Publié le 25 novembre 2022
Par Armand Kadivar
À l’occasion du centième anniversaire de la mort de Proust, la BnF dévoile la genèse d’À la recherche du temps perdu en réunissant 370 pièces capitales et inédites : manuscrits, exemplaires imprimés d’époque, sources d’inspiration… De quoi plonger dans les secrets de fabrication d’une œuvre monumentale et découvrir des anecdotes, des objets et des œuvres qui éclairent d’un jour nouveau ce sommet romanesque.
« Cahiers de brouillon, de mises au net, feuillets volants, carnets, dactylographies, épreuves, placards et paperoles »
Marcel Proust est mort il y a cent ans. Pour honorer la mémoire de l’un de nos auteurs les plus reconnus, la Bibliothèque nationale de France propose une exposition qui retrace la conception de La Recherche. Cahiers de brouillon, de mises au net, feuillets volants, carnets, dactylographies, épreuves, placards et paperoles jalonnent le parcours d’une somme littéraire dont la publication commence en 1913 avec Du côté de chez Swann et s’achève en 1927 avec Le Temps retrouvé.
L’occasion d’apprendre qu’À la recherche du temps perdu devait initialement se nommer Les Intermittences du cœur, titre marivaudien s’il en est, et son premier volume Le Temps perdu plutôt que Du côté de chez Swann. Quant à la fameuse madeleine, qui ressuscite le souvenir de la tante Léonie pour le narrateur, elle fut d’abord pain rassis, puis grillé, avant d’être biscotte ! Plus cocasse encore, l’affiche que feint de contempler le baron de Charlus pour fuir le regard du narrateur dans À l’ombre des jeunes filles en fleurs, promeut, selon les versions préparatoires, un concert de Richard Wagner ou… les bouillons Liebig !

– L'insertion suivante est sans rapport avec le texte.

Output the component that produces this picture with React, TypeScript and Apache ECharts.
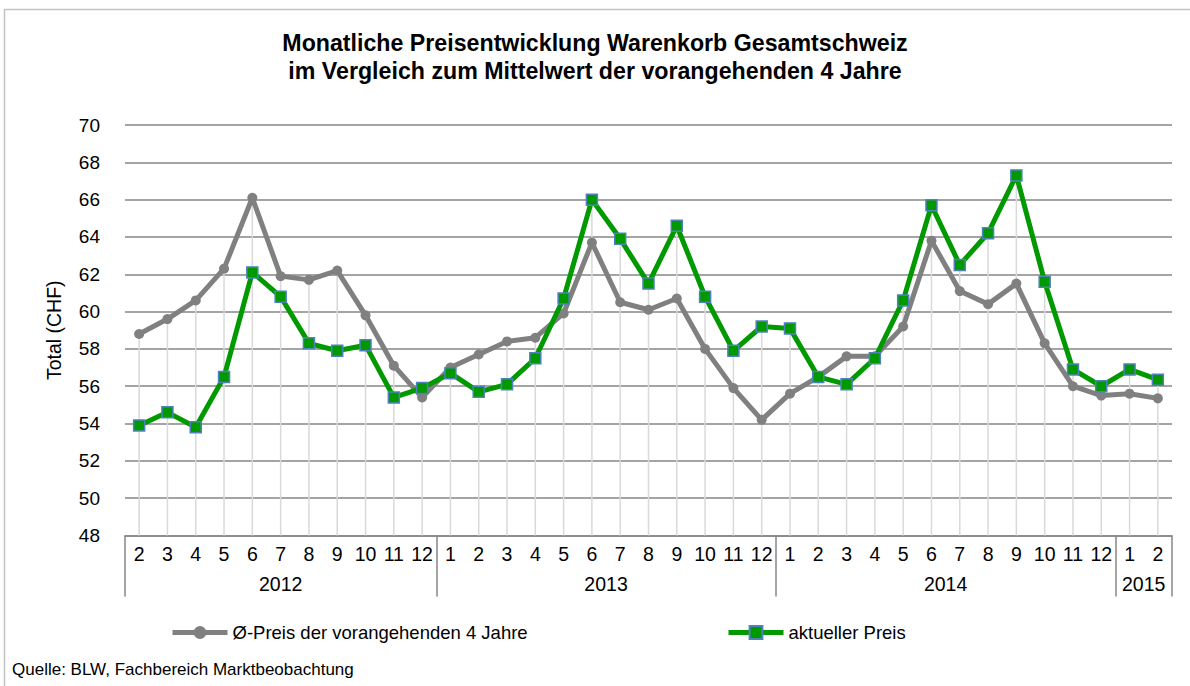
import React, { useEffect, useRef } from "react";
import * as echarts from "echarts";

const months = [
  "2", "3", "4", "5", "6", "7", "8", "9", "10", "11", "12",
  "1", "2", "3", "4", "5", "6", "7", "8", "9", "10", "11", "12",
  "1", "2", "3", "4", "5", "6", "7", "8", "9", "10", "11", "12",
  "1", "2",
];
const years = ["2012", "2013", "2014", "2015"];
const yearBounds = [0, 11, 23, 35, 37];
const yearCenters = [5.5, 17, 29, 36];

const avgPrice = [
  58.8, 59.6, 60.6, 62.3, 66.1, 61.9, 61.7, 62.2, 59.8, 57.1, 55.4,
  57.0, 57.7, 58.4, 58.6, 59.9, 63.7, 60.5, 60.1, 60.7, 58.0, 55.9, 54.2,
  55.6, 56.5, 57.6, 57.6, 59.2, 63.8, 61.1, 60.4, 61.5, 58.3, 56.0, 55.5,
  55.6, 55.35,
];
const curPrice = [
  53.9, 54.6, 53.8, 56.5, 62.1, 60.8, 58.3, 57.9, 58.2, 55.4, 55.9,
  56.7, 55.7, 56.1, 57.5, 60.7, 66.0, 63.9, 61.5, 64.6, 60.8, 57.9, 59.2,
  59.1, 56.5, 56.1, 57.5, 60.6, 65.7, 62.5, 64.2, 67.3, 61.6, 56.9, 56.0,
  56.9, 56.35,
];

const seriesNames = ["Ø-Preis der vorangehenden 4 Jahre", "aktueller Preis"];
const FONT = "'Liberation Sans', Arial, sans-serif";

export default function App() {
  const ref = useRef<HTMLDivElement>(null);
  useEffect(() => {
    if (!ref.current) return;
    const chart = echarts.init(ref.current, null, { renderer: "svg" });
    const dropData = months.map((_, i) => [i, Math.max(avgPrice[i], curPrice[i])]);
    const legendBase = {
      top: 623,
      padding: 0,
      itemWidth: 55,
      itemHeight: 16,
      lineStyle: { width: 5 },
      textStyle: { fontFamily: FONT, fontSize: 18.5, color: "#000" },
    };
    chart.setOption({
      animation: false,
      backgroundColor: "#ffffff",
      textStyle: { fontFamily: FONT },
      legend: [
        { ...legendBase, data: [seriesNames[0]], left: 170 },
        { ...legendBase, data: [seriesNames[1]], left: 726 },
      ],
      grid: { left: 125, right: 18, top: 125, bottom: 150.5 },
      xAxis: [
        {
          type: "category",
          data: months,
          boundaryGap: true,
          axisLine: { show: true, lineStyle: { color: "#868686", width: 1.5 } },
          axisTick: { show: false },
          axisLabel: {
            interval: 0,
            margin: 8,
            fontFamily: FONT,
            fontSize: 19.5,
            color: "#000",
          },
          splitLine: { show: false },
        },
        {
          type: "value",
          position: "bottom",
          min: 0,
          max: 37,
          axisLine: { show: false },
          splitLine: { show: false },
          axisTick: {
            show: true,
            customValues: yearBounds,
            length: 61,
            lineStyle: { color: "#868686", width: 1.5 },
          },
          axisLabel: {
            customValues: yearCenters,
            margin: 38,
            fontFamily: FONT,
            fontSize: 19.5,
            color: "#000",
            formatter: (v: number) => {
              const k = yearCenters.indexOf(v);
              return k >= 0 ? years[k] : "";
            },
          },
        },
      ],
      yAxis: {
        type: "value",
        min: 48,
        max: 70,
        interval: 2,
        name: "Total (CHF)",
        nameLocation: "middle",
        nameGap: 61,
        nameTextStyle: { fontFamily: FONT, fontSize: 19.5, color: "#000" },
        axisLine: { show: false },
        axisTick: { show: false },
        axisLabel: { margin: 25, fontFamily: FONT, fontSize: 19, color: "#000" },
        splitLine: { show: true, lineStyle: { color: "#868686", width: 1.5 } },
      },
      graphic: [
        {
          type: "rect",
          shape: { x: 4.5, y: 9.5, width: 1200, height: 700 },
          style: { fill: "none", stroke: "#c3c3c3", lineWidth: 1.5 },
          silent: true,
          z: -10,
        },
        {
          type: "text",
          x: 595,
          y: 29,
          style: {
            text: "Monatliche Preisentwicklung Warenkorb Gesamtschweiz\nim Vergleich zum Mittelwert der vorangehenden 4 Jahre",
            fontFamily: FONT,
            fontSize: 23.2,
            fontWeight: "bold",
            lineHeight: 28,
            fill: "#000",
            align: "center",
            verticalAlign: "top",
          },
        },
        {
          type: "text",
          x: 12,
          y: 661,
          style: {
            text: "Quelle: BLW, Fachbereich Marktbeobachtung",
            fontFamily: FONT,
            fontSize: 17,
            fill: "#000",
          },
        },
      ],
      series: [
        {
          type: "custom",
          name: "drop",
          silent: true,
          z: 1,
          data: dropData,
          renderItem: (params: any, api: any) => {
            const i = api.value(0);
            const top = api.value(1);
            const p1 = api.coord([i, top]);
            const p2 = api.coord([i, 48]);
            return {
              type: "line",
              shape: { x1: p1[0], y1: p1[1], x2: p2[0], y2: p2[1] },
              style: { stroke: "#d9d9d9", lineWidth: 1.5 },
            };
          },
        },
        {
          type: "line",
          name: seriesNames[0],
          data: avgPrice,
          z: 3,
          symbol: "circle",
          symbolSize: 10,
          lineStyle: { color: "#808080", width: 5 },
          itemStyle: { color: "#808080" },
        },
        {
          type: "line",
          name: seriesNames[1],
          data: curPrice,
          z: 4,
          symbol: "rect",
          symbolSize: 11,
          lineStyle: { color: "#009900", width: 5 },
          itemStyle: { color: "#009900", borderColor: "#4f81bd", borderWidth: 1.5 },
        },
      ],
    });
    return () => chart.dispose();
  }, []);
  return (
    <div
      ref={ref}
      style={{ position: "fixed", left: 0, top: 0, width: 1190, height: 686 }}
    />
  );
}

Si les écrits proustiens constituent la matière première de l’exposition, on retrouve également d’autres œuvres en lien avec La Recherche. Aussi ne sera-t-on pas surpris de retrouver de nombreuses peintures signées Turner, Monet ou encore Renoir, au vu de l’importance que revêt cet art chez Proust, via le personnage d’Elstir. Les extraits musicaux de Ravel, Beethoven, Strauss ou encore Stravinsky, joués tout au long de l’exposition, plongent le visiteur dans l’ambiance musicale de l’époque, tout en faisant écho à la fameuse sonate de Vinteuil, celle qui touche profondément Charles Swann et fait naître sa relation avec Odette de Crécy.
« Des vêtements signés Fortuny qui auraient pu être ceux de Mme Swann et d’Albertine, une commode de style Empire qu’aurait adorée la duchesse de Guermantes »
À ces œuvres d’art s’ajoutent des objets divers qui trouvent leur équivalent textuel sous la plume de l’écrivain : des vêtements signés Fortuny qui auraient pu être ceux de Mme Swann et d’Albertine, une commode de style Empire qu’aurait adorée la duchesse de Guermantes ou encore une lanterne magique, comme celle avec laquelle, à Combray, le soir venu, on essaie d’apaiser l’angoisse du jeune narrateur… Bien plus que de simples éléments de décoration, l’incorporation de ces objets emblématiques permet de rendre compte des liens entre l’art et la vie, question essentielle que pose le roman en plus de celle, évidemment, du temps.
L’exposition, 100 ans après la mort de Proust, déploie rigoureusement, salle par salle, volume par volume, la chronologie d’une écriture, celle d’une œuvre entre deux siècles et entre deux guerres, 1870 et 14-18. À défaut de refaire un tour du côté de chez Swann, la Bibliothèque nationale de France nous propose de replonger au cœur de cette œuvre qui se joue du temps, à la croisée de l’éternel et du transitoire.